JAKARTA | kliksumut.com — Belum reda skandal penyalahgunaan dana donasi oleh lembaga filantropi Aksi Cepat Tanggap (ACT), praktik bau amis itu juga dilakukan lembaga-lembaga pengumpul dana amal lainnya. Bahkan jauh sebelumnya, ACT juga mengirim dana ke luar negeri, dan kepada pihak-pihak yang terkait organisasi terorisme.
Dikutip kliksumut.com dari voaindonesia.com bahwa Kepala Pusat Pelaporan dan Analisis Transaksi Keuangan (PPATK) Ivan Yustiavandana pada Kamis (4/8) menyerahkan data 176 data lembaga filantropi yang diduga bermasalah kepada Menteri Sosial Tri Rismaharini dalam suatu pertemuan tertutup di Kantor Kemensos Jakarta. Kepada wartawan ketika itu, Ivan mengatakan “kami menduga ada lembaga-lembaga lain yang memiliki kegiatan serupa dan 176 tadi adalah salah satu di antaranya yang kami serahkan ke penegak hukum, kemungkinan akan bertambah lagi.”

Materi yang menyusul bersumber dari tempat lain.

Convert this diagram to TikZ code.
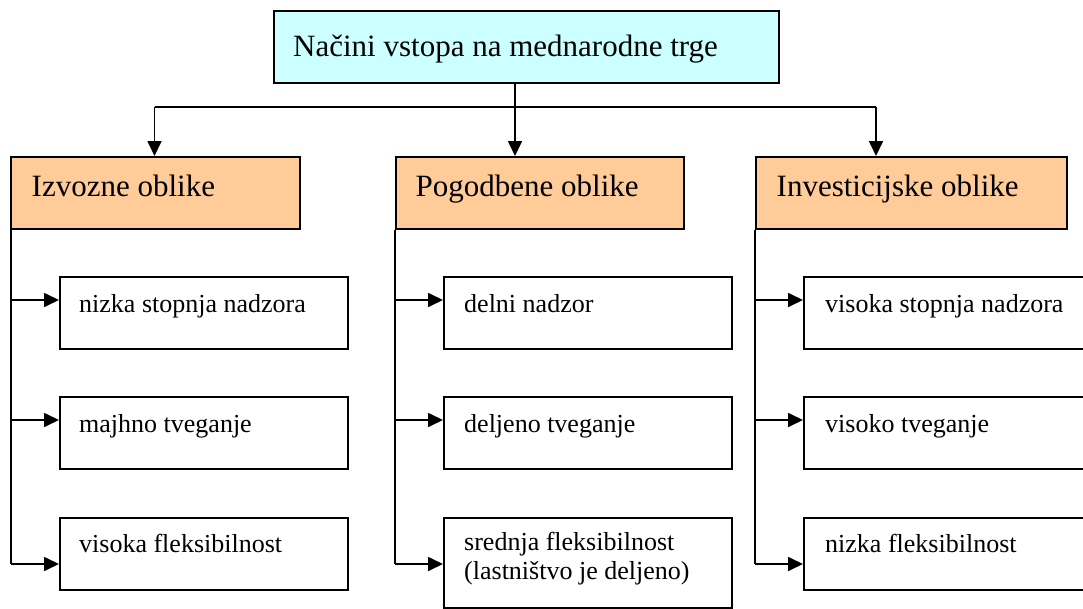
\documentclass[tikz,border=0pt]{standalone}
\usepackage{fontspec}
\setmainfont{Liberation Serif}
\usetikzlibrary{arrows.meta,calc}
\definecolor{topfill}{HTML}{CCFFFF}
\definecolor{catfill}{HTML}{FFCC99}
\begin{document}
\begin{tikzpicture}[x=1pt,y=-1pt,
  box/.style={draw, line width=1.8pt, inner sep=0pt, anchor=north west},
  topbox/.style={box, fill=topfill, minimum width=505pt, minimum height=72pt},
  catbox/.style={box, fill=catfill, minimum height=72pt},
  itembox/.style={box, fill=white, minimum height=72pt},
  bigtxt/.style={anchor=base west, inner sep=0pt, font=\fontsize{31}{36}\selectfont},
  smalltxt/.style={anchor=base west, inner sep=0pt, font=\fontsize{26}{29}\selectfont},
  conn/.style={line width=1.7pt},
  arr/.style={conn, -{Triangle[length=15pt,width=14pt]}}
]
\useasboundingbox (0,0) rectangle (1083,608);
\clip (0,0) rectangle (1083,608);

% top box
\node[topbox] (top) at (273,10) {};
\node[bigtxt] (ttop) at (293,56.5) {Načini vstopa na mednarodne trge};

% category boxes
\node[catbox, minimum width=289pt] (c1) at (10,156) {};
\node[catbox, minimum width=288pt] (c2) at (395,156) {};
\node[catbox, minimum width=311pt] (c3) at (755,156) {};
\node[bigtxt] (tc1) at (31.5,196.5) {Izvozne oblike};
\node[bigtxt] (tc2) at (415.5,196.5) {Pogodbene oblike};
\node[bigtxt] (tc3) at (776.5,196.5) {Investicijske oblike};

% item boxes
\node[itembox, minimum width=288pt] (i11) at (59,276) {};
\node[itembox, minimum width=288pt] (i12) at (59,396) {};
\node[itembox, minimum width=288pt] (i13) at (59,517) {};
\node[itembox, minimum width=288pt] (i21) at (443,276) {};
\node[itembox, minimum width=288pt] (i22) at (443,396) {};
\node[itembox, minimum width=288pt, minimum height=90pt] (i23) at (443,517) {};
\node[itembox, minimum width=300pt] (i31) at (803,276) {};
\node[itembox, minimum width=300pt] (i32) at (803,396) {};
\node[itembox, minimum width=300pt] (i33) at (803,517) {};

\node[smalltxt] (t11) at (79,312) {nizka stopnja nadzora};
\node[smalltxt] (t12) at (79,432) {majhno tveganje};
\node[smalltxt] (t13) at (79,552) {visoka fleksibilnost};
\node[smalltxt] (t21) at (464,312) {delni nadzor};
\node[smalltxt] (t22) at (464,432) {deljeno tveganje};
\node[smalltxt] (t23) at (464,550) {\begin{tabular}[t]{@{}l@{}}srednja fleksibilnost\\(lastništvo je deljeno)\end{tabular}};
\node[smalltxt] (t31) at (825,312) {visoka stopnja nadzora};
\node[smalltxt] (t32) at (825,432) {visoko tveganje};
\node[smalltxt] (t33) at (825,552) {nizka fleksibilnost};

% top connectors
\coordinate (j) at (515,107);
\coordinate (h1) at (154.5,107);
\coordinate (h3) at (876,107);
\draw[conn] (top.south -| j) -- (j);
\draw[conn] (h1) -- (h3);
\draw[arr] (h1) -- (h1 |- c1.north);
\draw[arr] (j) -- (j |- c2.north);
\draw[arr] (h3) -- (h3 |- c3.north);

% column connectors
\foreach \c/\x in {1/11, 2/395, 3/755} {
  \coordinate (a\c1) at (\x,300);
  \coordinate (a\c2) at (\x,420);
  \coordinate (a\c3) at (\x,564);
  \draw[conn] (c\c.south west -| a\c1) -- (a\c3);
  \draw[arr] (a\c1) -- (a\c1 -| i\c1.west);
  \draw[arr] (a\c2) -- (a\c2 -| i\c2.west);
  \draw[arr] (a\c3) -- (a\c3 -| i\c3.west);
}
\end{tikzpicture}
\end{document}
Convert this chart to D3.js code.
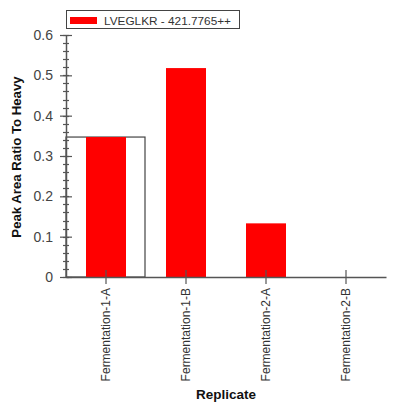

BACA JUGA: Truk Makanan ACT, Gubernur Sumut Harapkan Bermanfaat Membantu Masyarakat Terdampak Pandemi
Penyalahgunaan Dana Amal
Diwawancara VOA pada Jumat (5/8), juru bicara Pusat Pelaporan dan Analisis Transaksi Keuangan (PPATK) Natsir Kongah mengatakan penelusuran badan itu mendapati indikasi penyalahgunaan uang sumbangan masyarakat oleh 176 lembaga filontropi umumnya mengalir kepada pengurus yayasan itu sendiri, atau pada lembaga hukum bentukan lembaga tersebut.
“Ada penyalahgunaan dari dana yang diperoleh oleh filantropi, di mana sebagian dananya digunakan untuk membuat usaha, lalu untuk kepentingan pribadi yang tidak semestinya. Penyimpangannya indikasinya seperti itu,” kata Natsir.
Natsir tidak merinci nama 176 lembaga filantropi yang melakukan penyalahgunaan dana masyarakat tersebut. Meski demikian PPATK memastikan 176 lembaga filantropi itu tidak berkaitan dengan ACT.
Ditambahkannya, PPATK juga sedang mengkaji indikasi transaksi 176 lembaga filantropi itu pada kegiatan teror sebagaimana yang ditemukan pada Aksi Cepat Tanggap (ACT).